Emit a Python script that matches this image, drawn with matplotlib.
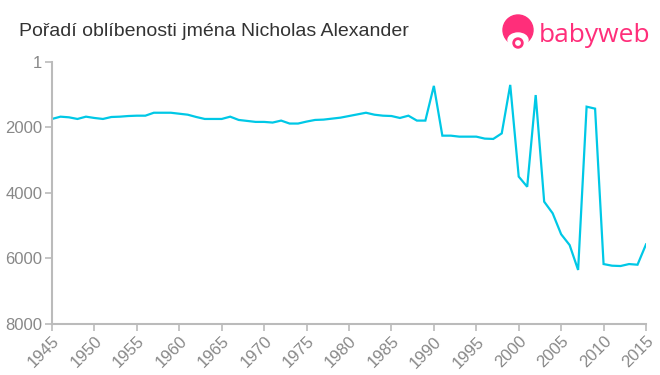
import matplotlib
matplotlib.use("Agg")
import matplotlib.pyplot as plt
from matplotlib.patches import Circle, Ellipse

years = list(range(1945, 2016))
ranks = [1740, 1670, 1690, 1740, 1670, 1710, 1740, 1680, 1670, 1650,
         1640, 1640, 1550, 1550, 1550, 1580, 1610, 1680, 1740, 1740,
         1740, 1670, 1770, 1800, 1830, 1830, 1850, 1790, 1880, 1880,
         1820, 1770, 1760, 1730, 1700, 1650, 1600, 1550, 1610, 1640,
         1650, 1710, 1640, 1790, 1790, 730, 2250, 2250, 2280, 2280,
         2280, 2340, 2350, 2180, 700, 3500, 3810, 1010, 4265, 4620,
         5260, 5590, 6350, 1365, 1425, 6170, 6220, 6230, 6170, 6190,
         5570]
yticks = [1, 2000, 4000, 6000, 8000]
xticks = list(range(1945, 2016, 5))
title = "Pořadí oblíbenosti jména Nicholas Alexander"

plt.rcParams['font.family'] = ['Liberation Sans', 'DejaVu Sans']

fig = plt.figure(figsize=(6.6, 3.75), dpi=100)
ax = fig.add_axes([52/660, 1 - 324/375, (646-52)/660, (324-62)/375])

ax.plot(years, ranks, color='#00c8e6', lw=1.6, solid_joinstyle='miter')
ax.set_xlim(1945, 2015)
ax.set_ylim(8000, 1)
ax.set_yticks(yticks)
ax.set_yticklabels([str(v) for v in yticks])
ax.set_xticks(xticks)
ax.set_xticklabels([str(v) for v in xticks], rotation=45, ha='right',
                   rotation_mode='anchor')

for s in ['top', 'right']:
    ax.spines[s].set_visible(False)
for s in ['left', 'bottom']:
    ax.spines[s].set_color('#bbbbbb')
    ax.spines[s].set_linewidth(1.5)
ax.tick_params(axis='both', colors='#bbbbbb', width=1.2, length=5,
               labelcolor='#888888', labelsize=12)
ax.tick_params(axis='x', pad=2)
ax.tick_params(axis='y', pad=2)

fig.text(19/660, 1 - 32/375, title, fontsize=14, color='#333333',
         va='center', ha='left')

# logo
pink = '#ff2e7a'
logo_ax = fig.add_axes([0, 0, 1, 1], facecolor='none')
logo_ax.set_xlim(0, 660)
logo_ax.set_ylim(375, 0)
logo_ax.axis('off')
logo_ax.add_patch(Circle((518, 30), 15, color=pink))
logo_ax.add_patch(Ellipse((518, 40), 20, 14, color='white'))
logo_ax.add_patch(Circle((518, 43), 5, color=pink))
logo_ax.add_patch(Circle((518, 43), 2.2, color='white'))
fig.text(539/660, 1 - 36/375, 'babyweb', fontsize=19, color=pink,
         va='center', ha='left', family=['Open Sans', 'DejaVu Sans'])

fig.savefig('out.png', dpi=100)
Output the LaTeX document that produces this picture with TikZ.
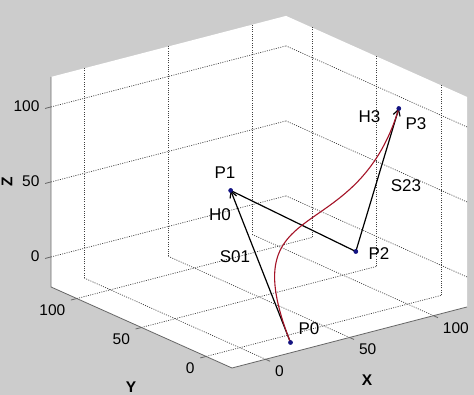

■ **What to work on**: Output the records above as they stand, from the first line to the line with "rotation_mode='anchor')", inclusive, and exclude the pictures.

■ **Solution to the problem**:
Emit a Python script that matches this image, drawn with matplotlib.
import matplotlib
matplotlib.use("Agg")
import matplotlib.pyplot as plt
from matplotlib.patches import Circle, Ellipse

years = list(range(1945, 2016))
ranks = [1740, 1670, 1690, 1740, 1670, 1710, 1740, 1680, 1670, 1650,
         1640, 1640, 1550, 1550, 1550, 1580, 1610, 1680, 1740, 1740,
         1740, 1670, 1770, 1800, 1830, 1830, 1850, 1790, 1880, 1880,
         1820, 1770, 1760, 1730, 1700, 1650, 1600, 1550, 1610, 1640,
         1650, 1710, 1640, 1790, 1790, 730, 2250, 2250, 2280, 2280,
         2280, 2340, 2350, 2180, 700, 3500, 3810, 1010, 4265, 4620,
         5260, 5590, 6350, 1365, 1425, 6170, 6220, 6230, 6170, 6190,
         5570]
yticks = [1, 2000, 4000, 6000, 8000]
xticks = list(range(1945, 2016, 5))
title = "Pořadí oblíbenosti jména Nicholas Alexander"

plt.rcParams['font.family'] = ['Liberation Sans', 'DejaVu Sans']

fig = plt.figure(figsize=(6.6, 3.75), dpi=100)
ax = fig.add_axes([52/660, 1 - 324/375, (646-52)/660, (324-62)/375])

ax.plot(years, ranks, color='#00c8e6', lw=1.6, solid_joinstyle='miter')
ax.set_xlim(1945, 2015)
ax.set_ylim(8000, 1)
ax.set_yticks(yticks)
ax.set_yticklabels([str(v) for v in yticks])
ax.set_xticks(xticks)
ax.set_xticklabels([str(v) for v in xticks], rotation=45, ha='right',
                   rotation_mode='anchor')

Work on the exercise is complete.